Retype exactly the lines from the first one through the line with "const yTicks = [-15,-10,-5,0,5,10,15,20];", including both ends; skip any pictures.
═════ Data lines
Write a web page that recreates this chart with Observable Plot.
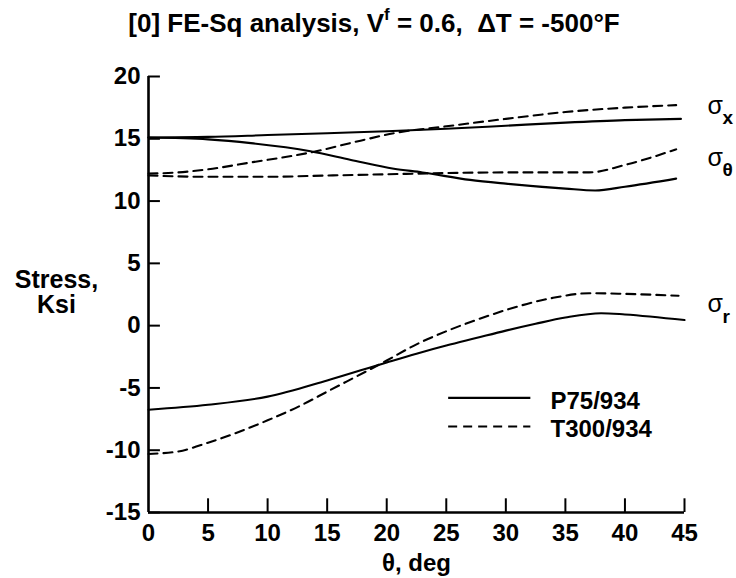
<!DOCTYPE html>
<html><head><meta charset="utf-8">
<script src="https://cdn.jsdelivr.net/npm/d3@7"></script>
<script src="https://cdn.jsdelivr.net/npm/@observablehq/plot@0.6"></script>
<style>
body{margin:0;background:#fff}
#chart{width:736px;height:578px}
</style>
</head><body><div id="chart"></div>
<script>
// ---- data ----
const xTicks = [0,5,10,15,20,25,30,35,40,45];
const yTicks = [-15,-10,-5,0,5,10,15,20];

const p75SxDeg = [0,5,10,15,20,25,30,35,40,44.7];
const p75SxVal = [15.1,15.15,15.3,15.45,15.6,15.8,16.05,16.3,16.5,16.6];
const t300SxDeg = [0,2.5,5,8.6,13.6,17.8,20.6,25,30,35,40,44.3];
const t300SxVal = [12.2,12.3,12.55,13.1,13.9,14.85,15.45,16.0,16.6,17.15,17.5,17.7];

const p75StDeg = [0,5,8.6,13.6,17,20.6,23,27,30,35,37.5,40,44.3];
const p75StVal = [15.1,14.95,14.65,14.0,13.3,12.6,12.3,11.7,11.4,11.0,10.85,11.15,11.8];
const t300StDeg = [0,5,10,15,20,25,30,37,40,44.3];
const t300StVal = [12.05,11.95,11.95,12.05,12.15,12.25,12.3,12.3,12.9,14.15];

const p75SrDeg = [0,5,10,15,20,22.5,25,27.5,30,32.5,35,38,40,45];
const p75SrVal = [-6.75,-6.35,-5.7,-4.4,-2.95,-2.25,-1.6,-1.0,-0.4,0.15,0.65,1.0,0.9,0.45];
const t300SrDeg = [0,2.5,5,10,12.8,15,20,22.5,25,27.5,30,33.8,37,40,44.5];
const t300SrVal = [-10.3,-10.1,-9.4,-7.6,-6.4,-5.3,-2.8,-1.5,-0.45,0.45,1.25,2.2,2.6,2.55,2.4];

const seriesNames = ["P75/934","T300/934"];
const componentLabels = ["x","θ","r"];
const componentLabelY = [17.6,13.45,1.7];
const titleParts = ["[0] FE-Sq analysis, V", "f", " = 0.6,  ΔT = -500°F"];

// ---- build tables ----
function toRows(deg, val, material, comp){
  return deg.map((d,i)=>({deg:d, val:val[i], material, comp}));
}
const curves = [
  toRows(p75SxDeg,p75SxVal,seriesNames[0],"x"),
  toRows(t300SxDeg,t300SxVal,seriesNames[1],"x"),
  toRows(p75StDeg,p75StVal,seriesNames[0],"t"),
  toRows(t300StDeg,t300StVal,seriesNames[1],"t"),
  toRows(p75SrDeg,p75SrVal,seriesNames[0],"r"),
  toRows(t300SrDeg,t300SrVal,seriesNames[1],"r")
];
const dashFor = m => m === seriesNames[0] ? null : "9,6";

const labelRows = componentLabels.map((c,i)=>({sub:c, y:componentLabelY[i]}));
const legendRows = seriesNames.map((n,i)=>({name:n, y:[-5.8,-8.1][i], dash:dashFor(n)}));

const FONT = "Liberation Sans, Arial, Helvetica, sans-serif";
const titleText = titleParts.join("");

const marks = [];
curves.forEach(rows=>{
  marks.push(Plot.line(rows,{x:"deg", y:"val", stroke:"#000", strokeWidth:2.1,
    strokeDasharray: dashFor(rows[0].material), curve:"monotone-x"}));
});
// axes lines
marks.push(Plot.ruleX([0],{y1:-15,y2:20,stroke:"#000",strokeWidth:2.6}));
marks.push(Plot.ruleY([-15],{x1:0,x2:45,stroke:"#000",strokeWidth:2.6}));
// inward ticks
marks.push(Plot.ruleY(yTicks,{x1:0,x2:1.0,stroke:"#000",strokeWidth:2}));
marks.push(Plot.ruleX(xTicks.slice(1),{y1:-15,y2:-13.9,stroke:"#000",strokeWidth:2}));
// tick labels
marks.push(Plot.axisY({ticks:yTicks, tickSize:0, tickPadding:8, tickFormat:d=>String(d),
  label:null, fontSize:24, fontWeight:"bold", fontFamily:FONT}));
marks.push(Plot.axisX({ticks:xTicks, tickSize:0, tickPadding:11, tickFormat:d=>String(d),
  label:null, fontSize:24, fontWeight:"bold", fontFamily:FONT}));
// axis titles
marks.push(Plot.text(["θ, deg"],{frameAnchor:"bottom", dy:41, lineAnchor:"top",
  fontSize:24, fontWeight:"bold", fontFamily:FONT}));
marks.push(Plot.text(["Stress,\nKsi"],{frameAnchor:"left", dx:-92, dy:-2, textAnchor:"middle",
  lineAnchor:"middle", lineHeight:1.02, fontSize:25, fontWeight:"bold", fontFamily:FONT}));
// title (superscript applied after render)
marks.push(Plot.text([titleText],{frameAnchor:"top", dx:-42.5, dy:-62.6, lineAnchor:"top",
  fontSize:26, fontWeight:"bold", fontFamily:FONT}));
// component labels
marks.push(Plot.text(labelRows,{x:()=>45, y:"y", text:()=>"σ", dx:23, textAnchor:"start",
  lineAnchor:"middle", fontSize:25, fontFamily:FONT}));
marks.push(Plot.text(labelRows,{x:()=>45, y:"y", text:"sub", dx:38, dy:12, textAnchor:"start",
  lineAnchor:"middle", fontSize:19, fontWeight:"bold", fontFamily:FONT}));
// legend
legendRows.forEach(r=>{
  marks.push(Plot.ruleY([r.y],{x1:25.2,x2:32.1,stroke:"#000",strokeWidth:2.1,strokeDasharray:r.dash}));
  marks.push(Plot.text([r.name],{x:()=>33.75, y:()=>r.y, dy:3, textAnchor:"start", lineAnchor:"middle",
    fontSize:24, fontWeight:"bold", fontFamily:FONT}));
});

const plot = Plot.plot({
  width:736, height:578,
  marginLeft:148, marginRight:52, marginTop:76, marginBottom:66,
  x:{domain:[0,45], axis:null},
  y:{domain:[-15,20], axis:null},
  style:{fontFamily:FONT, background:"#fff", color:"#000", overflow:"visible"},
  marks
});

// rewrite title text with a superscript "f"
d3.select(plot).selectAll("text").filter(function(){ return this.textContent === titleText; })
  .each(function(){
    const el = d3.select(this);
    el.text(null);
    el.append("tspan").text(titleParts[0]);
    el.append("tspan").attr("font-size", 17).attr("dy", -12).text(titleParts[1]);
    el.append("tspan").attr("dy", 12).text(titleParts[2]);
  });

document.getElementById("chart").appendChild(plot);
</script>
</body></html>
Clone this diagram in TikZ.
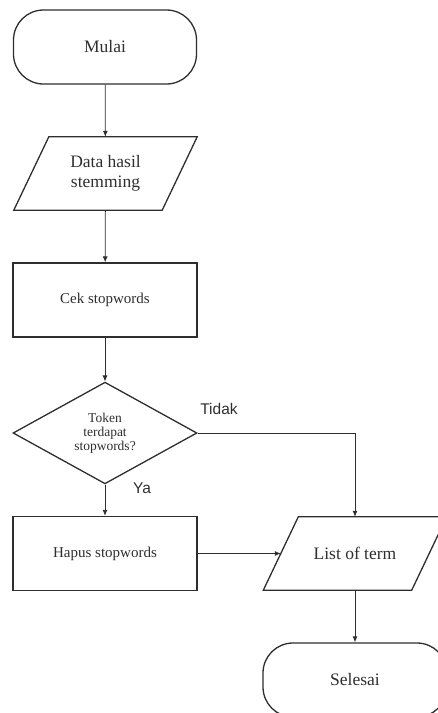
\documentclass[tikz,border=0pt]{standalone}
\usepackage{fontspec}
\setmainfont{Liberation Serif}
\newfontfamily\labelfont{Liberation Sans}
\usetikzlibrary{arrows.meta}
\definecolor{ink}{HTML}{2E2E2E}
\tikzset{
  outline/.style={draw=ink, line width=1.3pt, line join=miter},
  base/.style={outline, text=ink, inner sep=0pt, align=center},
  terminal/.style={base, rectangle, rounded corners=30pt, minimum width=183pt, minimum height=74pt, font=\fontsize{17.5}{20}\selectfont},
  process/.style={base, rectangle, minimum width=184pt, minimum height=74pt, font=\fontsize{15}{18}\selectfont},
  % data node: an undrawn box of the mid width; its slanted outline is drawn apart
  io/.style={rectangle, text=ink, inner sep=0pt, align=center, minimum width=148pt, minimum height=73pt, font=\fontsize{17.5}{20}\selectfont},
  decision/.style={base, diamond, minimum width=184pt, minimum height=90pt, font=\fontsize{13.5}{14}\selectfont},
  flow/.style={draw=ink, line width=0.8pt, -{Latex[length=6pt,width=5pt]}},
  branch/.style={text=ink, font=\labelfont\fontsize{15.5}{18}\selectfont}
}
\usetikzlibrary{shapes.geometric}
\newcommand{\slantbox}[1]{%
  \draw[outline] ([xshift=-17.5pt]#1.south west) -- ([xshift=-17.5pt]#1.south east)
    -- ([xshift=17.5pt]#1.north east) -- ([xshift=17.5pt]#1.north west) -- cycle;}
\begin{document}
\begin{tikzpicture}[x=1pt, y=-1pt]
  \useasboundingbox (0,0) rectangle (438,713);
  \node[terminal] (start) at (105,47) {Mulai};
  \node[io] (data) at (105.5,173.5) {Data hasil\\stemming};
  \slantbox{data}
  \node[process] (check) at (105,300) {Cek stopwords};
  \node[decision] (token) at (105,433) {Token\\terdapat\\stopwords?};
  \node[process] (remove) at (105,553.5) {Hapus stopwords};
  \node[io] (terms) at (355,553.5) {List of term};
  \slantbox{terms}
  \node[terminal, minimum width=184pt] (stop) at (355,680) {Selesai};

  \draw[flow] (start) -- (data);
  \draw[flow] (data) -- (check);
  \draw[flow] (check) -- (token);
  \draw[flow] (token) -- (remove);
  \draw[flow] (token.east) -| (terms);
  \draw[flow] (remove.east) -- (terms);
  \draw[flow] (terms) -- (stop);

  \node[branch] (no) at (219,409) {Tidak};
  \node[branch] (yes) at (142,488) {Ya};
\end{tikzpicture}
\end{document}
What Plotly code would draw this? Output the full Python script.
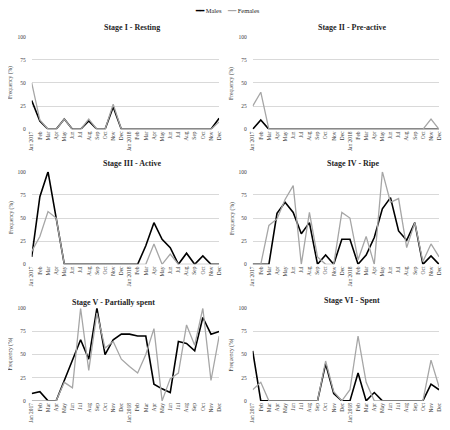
══════════
### Solution for this exercise
Write a web page that recreates this chart with Observable Plot.
<!DOCTYPE html>
<html><head><meta charset="utf-8">
<script src="https://cdn.jsdelivr.net/npm/d3@7"></script>
<script src="https://cdn.jsdelivr.net/npm/@observablehq/plot@0.6"></script>
<style>
body{margin:0;background:#fff}
#chart{width:736px;height:578px}
</style>
</head><body><div id="chart"></div>
<script>
// ---- data ----
const xTicks = [0,5,10,15,20,25,30,35,40,45];
const yTicks = [-15,-10,-5,0,5,10,15,20];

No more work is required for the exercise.